The U.S. Court of Appeals for the Second Circuit upheld an order granting summary judgment on copyright and breach of contract claims against Alien vs. Predator film (AVP) creators, concluding that the alleged similarities between the plaintiffs’ screenplay and the film in issue were insufficient to create factual issues from which a reasonable juror could find actual copying or improper appropriation. Muller v.

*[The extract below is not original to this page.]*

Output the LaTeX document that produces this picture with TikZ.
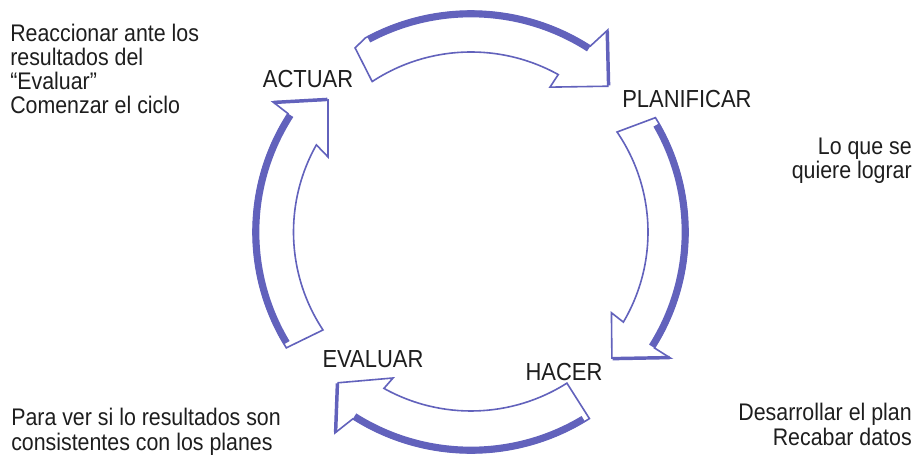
\documentclass[tikz,border=0pt]{standalone}
\usepackage{fontspec}
\setmainfont[FakeStretch=0.89]{Liberation Sans}
\definecolor{arr}{RGB}{98,98,188}
\definecolor{txt}{RGB}{30,30,30}
\begin{document}
\begin{tikzpicture}[x=0.75pt,y=0.75pt,
  arrowbody/.style={fill=white, draw=arr, line width=1.2pt, line join=miter},
  shadowline/.style={draw=arr, line width=5pt},
  barbline/.style={draw=arr, line width=2.6pt},
  lbl/.style={inner sep=0pt, text=txt, font=\fontsize{18.5}{19}\selectfont},
  desc/.style={inner sep=0pt, text=txt, font=\fontsize{18}{19}\selectfont}]
\useasboundingbox (0,0) rectangle (916,-456);
\fill[white] (0,0) rectangle (916,-456);
\begin{scope}[shift={(471,-232)}]
  % top arrow: ACTUAR -> PLANIFICAR
  \draw[arrowbody] (123.3:180) arc[start angle=123.3, end angle=61, radius=180]
     -- (61.4:165) -- (46.8:200) -- (55.9:244) -- (57.3:221)
     arc[start angle=57.3, end angle=118.6, radius=221] -- (122.2:217.5) -- cycle;
  \draw[shadowline] (57.3:218) arc[start angle=57.3, end angle=118, radius=218];
  \draw[barbline] (55.9:243) -- (46.8:201);
  % right arrow: PLANIFICAR -> HACER
  \draw[arrowbody] (34.4:177) arc[start angle=34.4, end angle=-30.6, radius=177]
     -- (-29.9:162) -- (-41.8:189) -- (-32.3:236) -- (-32.3:217)
     arc[start angle=-32.3, end angle=31.8, radius=217] -- cycle;
  \draw[shadowline] (-32.3:214) arc[start angle=-32.3, end angle=30, radius=214];
  \draw[barbline] (-32.3:235) -- (-41.8:190);
  % bottom arrow: HACER -> EVALUAR
  \draw[arrowbody] (-57.6:179) arc[start angle=-57.6, end angle=-119.1, radius=179]
     -- (-118.1:165.5) -- (-131.4:201) -- (-124.1:242.7) -- (-122.3:221)
     arc[start angle=-122.3, end angle=-57.6, radius=221] -- cycle;
  \draw[shadowline] (-122.3:218) arc[start angle=-122.3, end angle=-59, radius=218];
  \draw[barbline] (-124.1:241.5) -- (-131.4:202);
  % left arrow: EVALUAR -> ACTUAR
  \draw[arrowbody] (213.5:177.5) arc[start angle=213.5, end angle=150.6, radius=177.5]
     -- (152.3:161.5) -- (137.3:194.6) -- (146.7:237) -- (147.1:218)
     arc[start angle=147.1, end angle=212.1, radius=218] -- cycle;
  \draw[shadowline] (147.1:215) arc[start angle=147.1, end angle=211, radius=215];
  \draw[barbline] (146.7:236) -- (137.3:195.5);
\end{scope}
% stage labels
\node[lbl, anchor=base] (actuar) at (308,-88) {ACTUAR};
\node[lbl, anchor=base west] (planificar) at (622,-108) {PLANIFICAR};
\node[lbl, anchor=base] (hacer) at (564,-380) {HACER};
\node[lbl, anchor=base] (evaluar) at (373,-367) {EVALUAR};
% descriptions
\node[desc, anchor=base west] (d1a) at (10,-42) {Reaccionar ante los};
\node[desc, anchor=base west] (d1b) at (10,-66) {resultados del};
\node[desc, anchor=base west] (d1c) at (10,-90) {“Evaluar”};
\node[desc, anchor=base west] (d1d) at (10,-114) {Comenzar el ciclo};
\node[desc, anchor=base east] (d2a) at (912,-155) {Lo que se};
\node[desc, anchor=base east] (d2b) at (912,-178) {quiere lograr};
\node[desc, anchor=base west] (d3a) at (11,-425) {Para ver si lo resultados son};
\node[desc, anchor=base west] (d3b) at (11,-450) {consistentes con los planes};
\node[desc, anchor=base east] (d4a) at (912,-420) {Desarrollar el plan};
\node[desc, anchor=base east] (d4b) at (912,-445) {Recabar datos};
\end{tikzpicture}
\end{document}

Anderson, et al., Case No. 11-1694 (2d Cir., November 8, 2004).
Appellant James Muller brought suit alleging that the defendants—Paul W.S. Anderson, Davis Entertainment and Twentieth Century Fox Film Corporation made illegal use of his script for The Lost Continent (TLC) in their film AVP. Muller alleged that he sent his script for TLC to various persons or entities associated with defendants and that the defendants subsequently copied elements of his script in AVP.
The 2d Circuit, in affirming summary judgment, concluded that the two works are very different—the only real similarity being that they both involved a battle and discovery of a pyramid in the Antarctic. On one hand, TLC tells the tale of a group of scientists, soldiers and government officials who venture via submarine to a hidden space beneath Antarctica where they find a large pyramid that hold a powerful magic crystal. The team is subsequently attacked by various inanimate or frozen creatures that come to life. AVP, on the other hand is the story of the battle between two well-known monsters of science fiction, the Aliens and the Predators, that also happens to take place on an island off Antarctica where a mysterious pyramid is found.
The district court found, and the 2d Circuit agreed, that Muller failed to adduce facts from which a reasonable jury could find actual copying or improper appropriation, the two elements Muller had to prove to prevail on his copyright claim.
The Court also explained that although a claim of implied breach of contract would not be preempted by the copyright claims, Muller nonetheless failed to present triable issues of fact on his breach of contract claims. He offered no evidence of any mutual assent, an element necessary to his claim, and in fact conceded that “[n]o material terms of a contract to pay for ideas were ever communicated, either expressly or by implication between plaintiff and any of the defendants.”